— Records with drawing code —
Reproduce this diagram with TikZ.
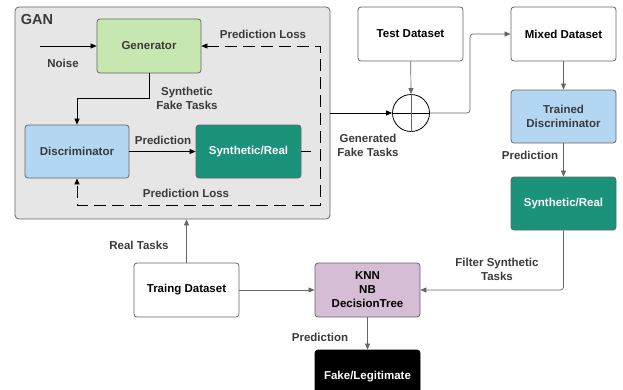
\documentclass[tikz,border=0pt]{standalone}
\usepackage{fontspec}
\setmainfont{Liberation Sans}
\usetikzlibrary{arrows.meta}

\definecolor{ganbg}{HTML}{E6E6E6}
\definecolor{gengreen}{HTML}{C6E8B0}
\definecolor{discblue}{HTML}{B3D6F2}
\definecolor{teal}{HTML}{1B937A}
\definecolor{knnpurple}{HTML}{D5BDD5}
\definecolor{edgegray}{HTML}{666666}
\definecolor{textgray}{HTML}{3A3A3A}

\tikzset{
    box/.style={draw=edgegray, rounded corners=3pt, line width=0.8pt, align=center,
        minimum width=105pt, minimum height=54pt, font=\bfseries\fontsize{11.5}{14}\selectfont},
    lbl/.style={align=center, text=textgray, font=\bfseries\fontsize{11.5}{14}\selectfont},
    arr/.style={-{Triangle[length=6pt,width=5pt]}, line width=0.7pt},
    garr/.style={arr, draw=edgegray, -{Triangle[length=6pt,width=5pt,fill=edgegray]}}
}

\begin{document}
\begin{tikzpicture}[x=1pt, y=-1pt]
    \useasboundingbox (0,0) rectangle (623,389);
    \clip (0,0) rectangle (623,389);

    % GAN frame
    \node[draw=edgegray, fill=ganbg, rounded corners=4pt, line width=0.8pt,
        minimum width=315pt, minimum height=212pt] (gan) at (172.5,113) {};
    \node[lbl, font=\bfseries\fontsize{14.5}{16}\selectfont] (ganlbl) at (37,20) {GAN};

    % boxes
    \node[box, fill=gengreen, text=textgray, minimum width=104pt] (gen) at (149,46) {Generator};
    \node[box, fill=discblue, text=textgray, minimum width=104pt, minimum height=53pt] (disc) at (77,151.5) {Discriminator};
    \node[box, fill=teal, text=white, minimum height=53pt] (synth) at (248.5,151.5) {Synthetic/Real};
    \node[box, fill=white] (test) at (410.5,34) {Test Dataset};
    \node[box, fill=white] (mixed) at (563.5,34) {Mixed Dataset};
    \node[box, fill=discblue, text=textgray, minimum height=53pt] (trained) at (563.5,116.5) {Trained\\Discriminator};
    \node[box, fill=teal, text=white, minimum height=53pt] (synthb) at (563.5,203.5) {Synthetic/Real};
    \node[box, fill=white] (train) at (186.5,290) {Traing Dataset};
    \node[box, fill=knnpurple] (knn) at (367.5,290) {KNN\\NB\\DecisionTree};
    \node[box, fill=black, draw=black, text=white] (fake) at (367.5,377) {Fake/Legitimate};

    % summing junction
    \node[circle, draw=black, line width=0.8pt, minimum size=37pt, inner sep=0pt] (sum) at (411,113) {};

    % coordinates
    \coordinate (noisein) at (40,46);
    \coordinate (bendgd) at (149,98);
    \coordinate (lossTR) at (320,46);
    \coordinate (lossBR) at (320,205);
    \coordinate (lossBL) at (77,205);
    \coordinate (sumout) at (470,113);

    % GAN internals
    \draw[arr] (noisein) -- (gen.west);
    \draw[arr] (gen.south) -- (bendgd) -| (disc.north);
    \draw[arr] (disc) -- (synth);
    \draw[line width=0.7pt] (synth.east) -- ++(10,0);
    \draw[arr, {Triangle[length=6pt,width=5pt]}-{Triangle[length=6pt,width=5pt]},
        dash pattern=on 12pt off 6pt] (gen.east) -- (lossTR) -- (lossBR) -- (lossBL) -- (disc.south);

    % outer flow
    \draw[arr] (gan.east |- sum) -- (sum.west);
    \draw[line width=0.7pt] (sum.west) -- (sum.east);
    \draw[garr] (test) -- (sum.north);
    \draw[edgegray, line width=0.7pt] (sum.north) -- (sum.south);
    \draw[garr, rounded corners=3pt] (sum.east) -- (sumout) |- (mixed.west);
    \draw[garr] (mixed) -- (trained);
    \draw[garr] (trained) -- (synthb);
    \draw[garr, rounded corners=3pt] (synthb.south) |- (knn.east);
    \draw[garr] (train) -- (knn);
    \draw[garr] (train.north) -- (train.north |- gan.south);
    \draw[garr] (knn) -- (fake);

    % labels
    \node[lbl] (noiselbl) at (63,63) {Noise};
    \node[lbl] (losstop) at (263,34) {Prediction Loss};
    \node[lbl] (sftlbl) at (187,98) {Synthetic\\Fake Tasks};
    \node[lbl] (predlbl) at (163,140) {Prediction};
    \node[lbl] (lossbot) at (186,193) {Prediction Loss};
    \node[lbl] (genlbl) at (368,145) {Generated\\Fake Tasks};
    \node[lbl] (predtr) at (530,155) {Prediction};
    \node[lbl] (filterlbl) at (497,269) {Filter Synthetic\\Tasks};
    \node[lbl] (reallbl) at (139,245) {Real Tasks};
    \node[lbl] (predknn) at (320,337) {Prediction};
\end{tikzpicture}
\end{document}
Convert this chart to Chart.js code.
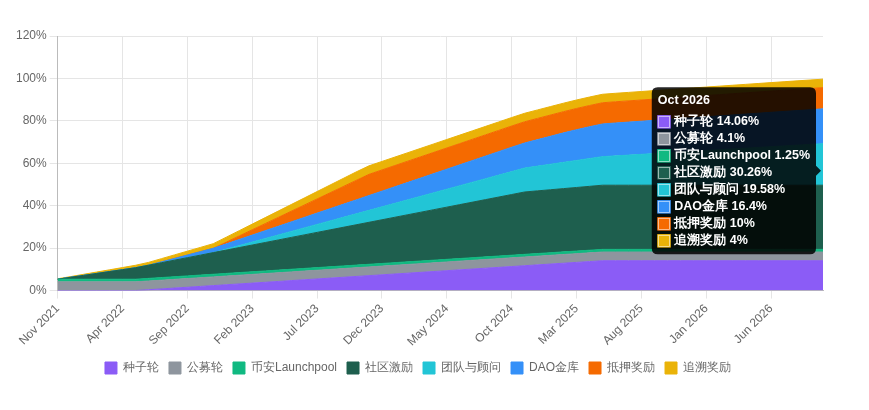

— Directions —
Write out again every line above exactly as given; the pictures do not belong in the copy.

— Answer to the problem —
Reproduce this diagram with TikZ.
\documentclass[tikz,border=0pt]{standalone}
\usepackage{fontspec}
\setmainfont{Liberation Sans}
\usetikzlibrary{arrows.meta}

\definecolor{ganbg}{HTML}{E6E6E6}
\definecolor{gengreen}{HTML}{C6E8B0}
\definecolor{discblue}{HTML}{B3D6F2}
\definecolor{teal}{HTML}{1B937A}
\definecolor{knnpurple}{HTML}{D5BDD5}
\definecolor{edgegray}{HTML}{666666}
\definecolor{textgray}{HTML}{3A3A3A}

\tikzset{
    box/.style={draw=edgegray, rounded corners=3pt, line width=0.8pt, align=center,
        minimum width=105pt, minimum height=54pt, font=\bfseries\fontsize{11.5}{14}\selectfont},
    lbl/.style={align=center, text=textgray, font=\bfseries\fontsize{11.5}{14}\selectfont},
    arr/.style={-{Triangle[length=6pt,width=5pt]}, line width=0.7pt},
    garr/.style={arr, draw=edgegray, -{Triangle[length=6pt,width=5pt,fill=edgegray]}}
}

\begin{document}
\begin{tikzpicture}[x=1pt, y=-1pt]
    \useasboundingbox (0,0) rectangle (623,389);
    \clip (0,0) rectangle (623,389);

    % GAN frame
    \node[draw=edgegray, fill=ganbg, rounded corners=4pt, line width=0.8pt,
        minimum width=315pt, minimum height=212pt] (gan) at (172.5,113) {};
    \node[lbl, font=\bfseries\fontsize{14.5}{16}\selectfont] (ganlbl) at (37,20) {GAN};

    % boxes
    \node[box, fill=gengreen, text=textgray, minimum width=104pt] (gen) at (149,46) {Generator};
    \node[box, fill=discblue, text=textgray, minimum width=104pt, minimum height=53pt] (disc) at (77,151.5) {Discriminator};
    \node[box, fill=teal, text=white, minimum height=53pt] (synth) at (248.5,151.5) {Synthetic/Real};
    \node[box, fill=white] (test) at (410.5,34) {Test Dataset};
    \node[box, fill=white] (mixed) at (563.5,34) {Mixed Dataset};
    \node[box, fill=discblue, text=textgray, minimum height=53pt] (trained) at (563.5,116.5) {Trained\\Discriminator};
    \node[box, fill=teal, text=white, minimum height=53pt] (synthb) at (563.5,203.5) {Synthetic/Real};
    \node[box, fill=white] (train) at (186.5,290) {Traing Dataset};
    \node[box, fill=knnpurple] (knn) at (367.5,290) {KNN\\NB\\DecisionTree};
    \node[box, fill=black, draw=black, text=white] (fake) at (367.5,377) {Fake/Legitimate};

    % summing junction
    \node[circle, draw=black, line width=0.8pt, minimum size=37pt, inner sep=0pt] (sum) at (411,113) {};

    % coordinates
    \coordinate (noisein) at (40,46);
    \coordinate (bendgd) at (149,98);
    \coordinate (lossTR) at (320,46);
    \coordinate (lossBR) at (320,205);
    \coordinate (lossBL) at (77,205);
    \coordinate (sumout) at (470,113);

    % GAN internals
    \draw[arr] (noisein) -- (gen.west);
    \draw[arr] (gen.south) -- (bendgd) -| (disc.north);
    \draw[arr] (disc) -- (synth);
    \draw[line width=0.7pt] (synth.east) -- ++(10,0);
    \draw[arr, {Triangle[length=6pt,width=5pt]}-{Triangle[length=6pt,width=5pt]},
        dash pattern=on 12pt off 6pt] (gen.east) -- (lossTR) -- (lossBR) -- (lossBL) -- (disc.south);

    % outer flow
    \draw[arr] (gan.east |- sum) -- (sum.west);
    \draw[line width=0.7pt] (sum.west) -- (sum.east);
    \draw[garr] (test) -- (sum.north);
    \draw[edgegray, line width=0.7pt] (sum.north) -- (sum.south);
    \draw[garr, rounded corners=3pt] (sum.east) -- (sumout) |- (mixed.west);
    \draw[garr] (mixed) -- (trained);
    \draw[garr] (trained) -- (synthb);
    \draw[garr, rounded corners=3pt] (synthb.south) |- (knn.east);
    \draw[garr] (train) -- (knn);
    \draw[garr] (train.north) -- (train.north |- gan.south);
    \draw[garr] (knn) -- (fake);

    % labels
    \node[lbl] (noiselbl) at (63,63) {Noise};
    \node[lbl] (losstop) at (263,34) {Prediction Loss};
    \node[lbl] (sftlbl) at (187,98) {Synthetic\\Fake Tasks};
    \node[lbl] (predlbl) at (163,140) {Prediction};
    \node[lbl] (lossbot) at (186,193) {Prediction Loss};
    \node[lbl] (genlbl) at (368,145) {Generated\\Fake Tasks};
    \node[lbl] (predtr) at (530,155) {Prediction};
    \node[lbl] (filterlbl) at (497,269) {Filter Synthetic\\Tasks};
    \node[lbl] (reallbl) at (139,245) {Real Tasks};
    \node[lbl] (predknn) at (320,337) {Prediction};
\end{tikzpicture}
\end{document}
Convert this chart to Chart.js code.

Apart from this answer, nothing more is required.